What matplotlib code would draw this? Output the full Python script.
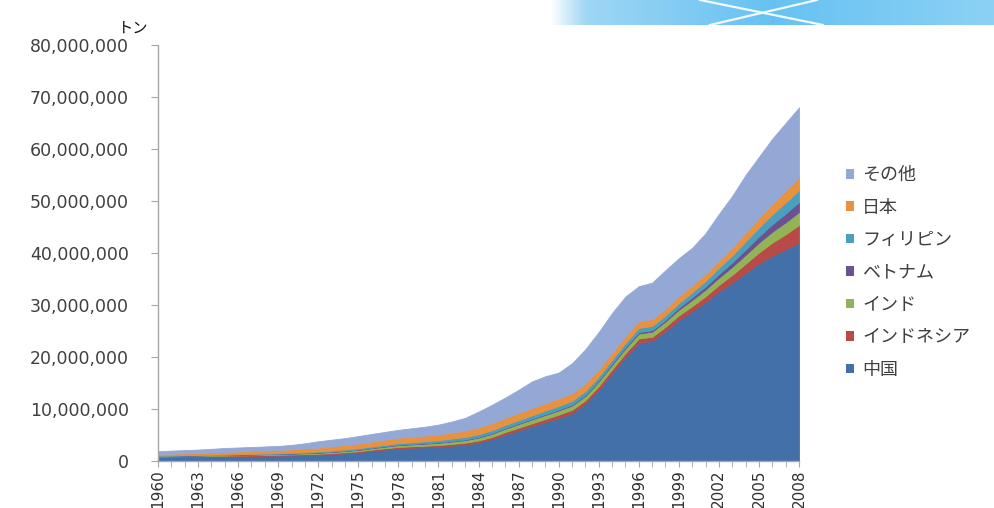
import numpy as np
import matplotlib
matplotlib.use("Agg")
import matplotlib.pyplot as plt
from matplotlib.ticker import FuncFormatter, MultipleLocator
from matplotlib.patches import Patch

plt.rcParams["font.family"] = ["Noto Sans CJK JP", "DejaVu Sans"]

# Aquaculture production by country, million tonnes, 1960-2008
years = np.arange(1960, 2009)

china = [0.75, 0.78, 0.80, 0.83, 0.86, 0.90, 0.93, 0.96, 1.00, 1.03,
         1.08, 1.14, 1.20, 1.32, 1.48, 1.65, 1.95, 2.20, 2.45, 2.55,
         2.65, 2.75, 2.95, 3.15, 3.55, 4.20, 5.10, 5.90, 6.70, 7.50,
         8.30, 9.20, 11.00, 13.70, 16.90, 20.00, 22.80, 23.10, 25.00, 27.10,
         28.80, 30.60, 32.60, 34.30, 36.20, 38.00, 39.50, 40.70, 42.00]

indonesia = [0.12, 0.12, 0.13, 0.13, 0.14, 0.14, 0.15, 0.16, 0.16, 0.17,
             0.18, 0.19, 0.20, 0.21, 0.22, 0.23, 0.24, 0.25, 0.26, 0.28,
             0.30, 0.32, 0.34, 0.37, 0.40, 0.43, 0.47, 0.51, 0.55, 0.58,
             0.62, 0.65, 0.68, 0.70, 0.72, 0.74, 0.76, 0.78, 0.82, 0.90,
             0.98, 1.08, 1.25, 1.50, 1.75, 2.10, 2.50, 2.90, 3.40]

india = [0.08, 0.08, 0.09, 0.09, 0.10, 0.10, 0.11, 0.12, 0.13, 0.14,
         0.15, 0.17, 0.19, 0.21, 0.23, 0.26, 0.28, 0.31, 0.34, 0.36,
         0.38, 0.42, 0.46, 0.50, 0.55, 0.60, 0.65, 0.70, 0.74, 0.77,
         0.80, 0.82, 0.85, 0.88, 0.90, 0.92, 0.95, 0.98, 1.02, 1.10,
         1.20, 1.30, 1.40, 1.55, 1.70, 1.90, 2.10, 2.30, 2.50]

vietnam = [0.03, 0.03, 0.03, 0.04, 0.04, 0.04, 0.04, 0.04, 0.05, 0.05,
           0.05, 0.05, 0.06, 0.06, 0.06, 0.07, 0.07, 0.08, 0.09, 0.09,
           0.10, 0.10, 0.11, 0.11, 0.12, 0.12, 0.13, 0.13, 0.14, 0.15,
           0.16, 0.17, 0.18, 0.20, 0.22, 0.25, 0.28, 0.30, 0.33, 0.40,
           0.50, 0.60, 0.70, 0.85, 1.00, 1.20, 1.45, 1.70, 1.90]

philippines = [0.08, 0.08, 0.09, 0.09, 0.10, 0.10, 0.11, 0.11, 0.12, 0.13,
               0.14, 0.16, 0.18, 0.20, 0.22, 0.24, 0.26, 0.28, 0.31, 0.34,
               0.38, 0.42, 0.46, 0.50, 0.55, 0.58, 0.60, 0.63, 0.66, 0.70,
               0.72, 0.74, 0.75, 0.75, 0.76, 0.78, 0.80, 0.82, 0.84, 0.88,
               0.95, 1.05, 1.20, 1.35, 1.55, 1.70, 1.90, 2.10, 2.30]

japan = [0.30, 0.32, 0.34, 0.36, 0.40, 0.44, 0.48, 0.52, 0.56, 0.60,
         0.65, 0.70, 0.75, 0.82, 0.88, 0.92, 0.95, 0.98, 1.02, 1.05,
         1.08, 1.10, 1.15, 1.22, 1.28, 1.32, 1.35, 1.38, 1.40, 1.42,
         1.45, 1.43, 1.40, 1.38, 1.36, 1.34, 1.32, 1.30, 1.28, 1.30,
         1.32, 1.35, 1.40, 1.50, 1.65, 1.80, 2.00, 2.25, 2.50]

others = [0.54, 0.59, 0.62, 0.66, 0.71, 0.78, 0.78, 0.79, 0.78, 0.78,
          0.85, 0.99, 1.22, 1.28, 1.31, 1.43, 1.45, 1.50, 1.53, 1.63,
          1.71, 1.89, 2.13, 2.45, 3.05, 3.55, 3.90, 4.45, 5.11, 5.18,
          4.95, 5.79, 6.64, 7.19, 7.60, 7.60, 6.70, 7.02, 7.40, 7.32,
          7.25, 7.82, 8.95, 9.95, 11.15, 11.80, 12.55, 13.05, 13.40]

names = ["中国", "インドネシア", "インド", "ベトナム", "フィリピン", "日本", "その他"]
series = [china, indonesia, india, vietnam, philippines, japan, others]
colors = ["#4470AA", "#B84A47", "#93B456", "#6B5192", "#4A9FBE", "#E8913F", "#94A8D6"]

TONNES_PER_UNIT = 1e6
values = [np.asarray(s) * TONNES_PER_UNIT for s in series]

W, H = 995, 508
fig = plt.figure(figsize=(W / 100, H / 100), dpi=100)
fig.patch.set_facecolor("white")

# decorative header band in the top-right corner
band = fig.add_axes([550 / W, 1 - 25 / H, 445 / W, 25 / H])
grad = np.linspace(0, 1, 256)
r = np.interp(grad, [0, 0.08, 0.5, 1], [1.0, 0.62, 0.40, 0.55])
g = np.interp(grad, [0, 0.08, 0.5, 1], [1.0, 0.84, 0.76, 0.82])
b = np.interp(grad, [0, 0.08, 0.5, 1], [1.0, 0.96, 0.95, 0.96])
band.imshow(np.dstack([r, g, b]), aspect="auto", extent=[0, 445, 0, 25])
band.plot([150, 273], [25, 0], color="white", lw=1.6, alpha=0.9)
band.plot([160, 267], [0, 25], color="white", lw=1.6, alpha=0.9)
band.set_xlim(0, 445)
band.set_ylim(0, 25)
band.axis("off")

ax = fig.add_axes([158 / W, 47 / H, (799 - 158) / W, (461 - 45) / H])
polys = ax.stackplot(years, *values, colors=colors, labels=names, linewidth=0.6)
for p, c in zip(polys, colors):
    p.set_edgecolor(c)

ax.set_xlim(1960, 2008)
ax.set_ylim(0, 80_000_000)
ax.yaxis.set_major_locator(MultipleLocator(10_000_000))
ax.yaxis.set_major_formatter(FuncFormatter(lambda v, pos: f"{int(v):,}"))

ax.set_xticks(years[::3])
ax.set_xticklabels([str(y) for y in years[::3]], rotation=90,
                   family="DejaVu Sans", fontsize=11, color="#303030")
ax.set_xticks(years, minor=True)

for side in ("top", "right"):
    ax.spines[side].set_visible(False)
for side in ("left", "bottom"):
    ax.spines[side].set_color("#A6A6A6")
    ax.spines[side].set_linewidth(1.0)

ax.tick_params(axis="y", length=5, color="#A6A6A6", pad=16, labelsize=12.5,
               labelcolor="#404040")
for lbl in ax.get_yticklabels():
    lbl.set_family("DejaVu Sans")
ax.tick_params(axis="x", which="both", length=4, color="#A6A6A6", pad=2)

fig.text(133 / W, 1 - 28 / H, "トン", fontsize=11, ha="center", va="center",
         color="#111111")

handles = [Patch(facecolor=c, edgecolor="none") for c in colors][::-1]
leg = ax.legend(handles, names[::-1], loc="center left",
                bbox_to_anchor=(846 / W, 1 - 272.5 / H), bbox_transform=fig.transFigure,
                frameon=False, fontsize=13, handlelength=0.45, handleheight=0.45,
                handletextpad=0.45, labelspacing=0.8, borderpad=0, borderaxespad=0)
for t in leg.get_texts():
    t.set_color("#404040")

fig.savefig("out.png", dpi=100)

• **BRIEF**
Reproduce the material above verbatim; omit every picture.

• **SOLUTION**
What matplotlib code would draw this? Output the full Python script.
import numpy as np
import matplotlib
matplotlib.use("Agg")
import matplotlib.pyplot as plt
from matplotlib.ticker import FuncFormatter, MultipleLocator
from matplotlib.patches import Patch

plt.rcParams["font.family"] = ["Noto Sans CJK JP", "DejaVu Sans"]

# Aquaculture production by country, million tonnes, 1960-2008
years = np.arange(1960, 2009)

china = [0.75, 0.78, 0.80, 0.83, 0.86, 0.90, 0.93, 0.96, 1.00, 1.03,
         1.08, 1.14, 1.20, 1.32, 1.48, 1.65, 1.95, 2.20, 2.45, 2.55,
         2.65, 2.75, 2.95, 3.15, 3.55, 4.20, 5.10, 5.90, 6.70, 7.50,
         8.30, 9.20, 11.00, 13.70, 16.90, 20.00, 22.80, 23.10, 25.00, 27.10,
         28.80, 30.60, 32.60, 34.30, 36.20, 38.00, 39.50, 40.70, 42.00]

indonesia = [0.12, 0.12, 0.13, 0.13, 0.14, 0.14, 0.15, 0.16, 0.16, 0.17,
             0.18, 0.19, 0.20, 0.21, 0.22, 0.23, 0.24, 0.25, 0.26, 0.28,
             0.30, 0.32, 0.34, 0.37, 0.40, 0.43, 0.47, 0.51, 0.55, 0.58,
             0.62, 0.65, 0.68, 0.70, 0.72, 0.74, 0.76, 0.78, 0.82, 0.90,
             0.98, 1.08, 1.25, 1.50, 1.75, 2.10, 2.50, 2.90, 3.40]

india = [0.08, 0.08, 0.09, 0.09, 0.10, 0.10, 0.11, 0.12, 0.13, 0.14,
         0.15, 0.17, 0.19, 0.21, 0.23, 0.26, 0.28, 0.31, 0.34, 0.36,
         0.38, 0.42, 0.46, 0.50, 0.55, 0.60, 0.65, 0.70, 0.74, 0.77,
         0.80, 0.82, 0.85, 0.88, 0.90, 0.92, 0.95, 0.98, 1.02, 1.10,
         1.20, 1.30, 1.40, 1.55, 1.70, 1.90, 2.10, 2.30, 2.50]

vietnam = [0.03, 0.03, 0.03, 0.04, 0.04, 0.04, 0.04, 0.04, 0.05, 0.05,
           0.05, 0.05, 0.06, 0.06, 0.06, 0.07, 0.07, 0.08, 0.09, 0.09,
           0.10, 0.10, 0.11, 0.11, 0.12, 0.12, 0.13, 0.13, 0.14, 0.15,
           0.16, 0.17, 0.18, 0.20, 0.22, 0.25, 0.28, 0.30, 0.33, 0.40,
           0.50, 0.60, 0.70, 0.85, 1.00, 1.20, 1.45, 1.70, 1.90]

philippines = [0.08, 0.08, 0.09, 0.09, 0.10, 0.10, 0.11, 0.11, 0.12, 0.13,
               0.14, 0.16, 0.18, 0.20, 0.22, 0.24, 0.26, 0.28, 0.31, 0.34,
               0.38, 0.42, 0.46, 0.50, 0.55, 0.58, 0.60, 0.63, 0.66, 0.70,
               0.72, 0.74, 0.75, 0.75, 0.76, 0.78, 0.80, 0.82, 0.84, 0.88,
               0.95, 1.05, 1.20, 1.35, 1.55, 1.70, 1.90, 2.10, 2.30]

japan = [0.30, 0.32, 0.34, 0.36, 0.40, 0.44, 0.48, 0.52, 0.56, 0.60,
         0.65, 0.70, 0.75, 0.82, 0.88, 0.92, 0.95, 0.98, 1.02, 1.05,
         1.08, 1.10, 1.15, 1.22, 1.28, 1.32, 1.35, 1.38, 1.40, 1.42,
         1.45, 1.43, 1.40, 1.38, 1.36, 1.34, 1.32, 1.30, 1.28, 1.30,
         1.32, 1.35, 1.40, 1.50, 1.65, 1.80, 2.00, 2.25, 2.50]

others = [0.54, 0.59, 0.62, 0.66, 0.71, 0.78, 0.78, 0.79, 0.78, 0.78,
          0.85, 0.99, 1.22, 1.28, 1.31, 1.43, 1.45, 1.50, 1.53, 1.63,
          1.71, 1.89, 2.13, 2.45, 3.05, 3.55, 3.90, 4.45, 5.11, 5.18,
          4.95, 5.79, 6.64, 7.19, 7.60, 7.60, 6.70, 7.02, 7.40, 7.32,
          7.25, 7.82, 8.95, 9.95, 11.15, 11.80, 12.55, 13.05, 13.40]

names = ["中国", "インドネシア", "インド", "ベトナム", "フィリピン", "日本", "その他"]
series = [china, indonesia, india, vietnam, philippines, japan, others]
colors = ["#4470AA", "#B84A47", "#93B456", "#6B5192", "#4A9FBE", "#E8913F", "#94A8D6"]

TONNES_PER_UNIT = 1e6
values = [np.asarray(s) * TONNES_PER_UNIT for s in series]

W, H = 995, 508
fig = plt.figure(figsize=(W / 100, H / 100), dpi=100)
fig.patch.set_facecolor("white")

# decorative header band in the top-right corner
band = fig.add_axes([550 / W, 1 - 25 / H, 445 / W, 25 / H])
grad = np.linspace(0, 1, 256)
r = np.interp(grad, [0, 0.08, 0.5, 1], [1.0, 0.62, 0.40, 0.55])
g = np.interp(grad, [0, 0.08, 0.5, 1], [1.0, 0.84, 0.76, 0.82])
b = np.interp(grad, [0, 0.08, 0.5, 1], [1.0, 0.96, 0.95, 0.96])
band.imshow(np.dstack([r, g, b]), aspect="auto", extent=[0, 445, 0, 25])
band.plot([150, 273], [25, 0], color="white", lw=1.6, alpha=0.9)
band.plot([160, 267], [0, 25], color="white", lw=1.6, alpha=0.9)
band.set_xlim(0, 445)
band.set_ylim(0, 25)
band.axis("off")

ax = fig.add_axes([158 / W, 47 / H, (799 - 158) / W, (461 - 45) / H])
polys = ax.stackplot(years, *values, colors=colors, labels=names, linewidth=0.6)
for p, c in zip(polys, colors):
    p.set_edgecolor(c)

ax.set_xlim(1960, 2008)
ax.set_ylim(0, 80_000_000)
ax.yaxis.set_major_locator(MultipleLocator(10_000_000))
ax.yaxis.set_major_formatter(FuncFormatter(lambda v, pos: f"{int(v):,}"))

ax.set_xticks(years[::3])
ax.set_xticklabels([str(y) for y in years[::3]], rotation=90,
                   family="DejaVu Sans", fontsize=11, color="#303030")
ax.set_xticks(years, minor=True)

for side in ("top", "right"):
    ax.spines[side].set_visible(False)
for side in ("left", "bottom"):
    ax.spines[side].set_color("#A6A6A6")
    ax.spines[side].set_linewidth(1.0)

ax.tick_params(axis="y", length=5, color="#A6A6A6", pad=16, labelsize=12.5,
               labelcolor="#404040")
for lbl in ax.get_yticklabels():
    lbl.set_family("DejaVu Sans")
ax.tick_params(axis="x", which="both", length=4, color="#A6A6A6", pad=2)

fig.text(133 / W, 1 - 28 / H, "トン", fontsize=11, ha="center", va="center",
         color="#111111")

handles = [Patch(facecolor=c, edgecolor="none") for c in colors][::-1]
leg = ax.legend(handles, names[::-1], loc="center left",
                bbox_to_anchor=(846 / W, 1 - 272.5 / H), bbox_transform=fig.transFigure,
                frameon=False, fontsize=13, handlelength=0.45, handleheight=0.45,
                handletextpad=0.45, labelspacing=0.8, borderpad=0, borderaxespad=0)
for t in leg.get_texts():
    t.set_color("#404040")

fig.savefig("out.png", dpi=100)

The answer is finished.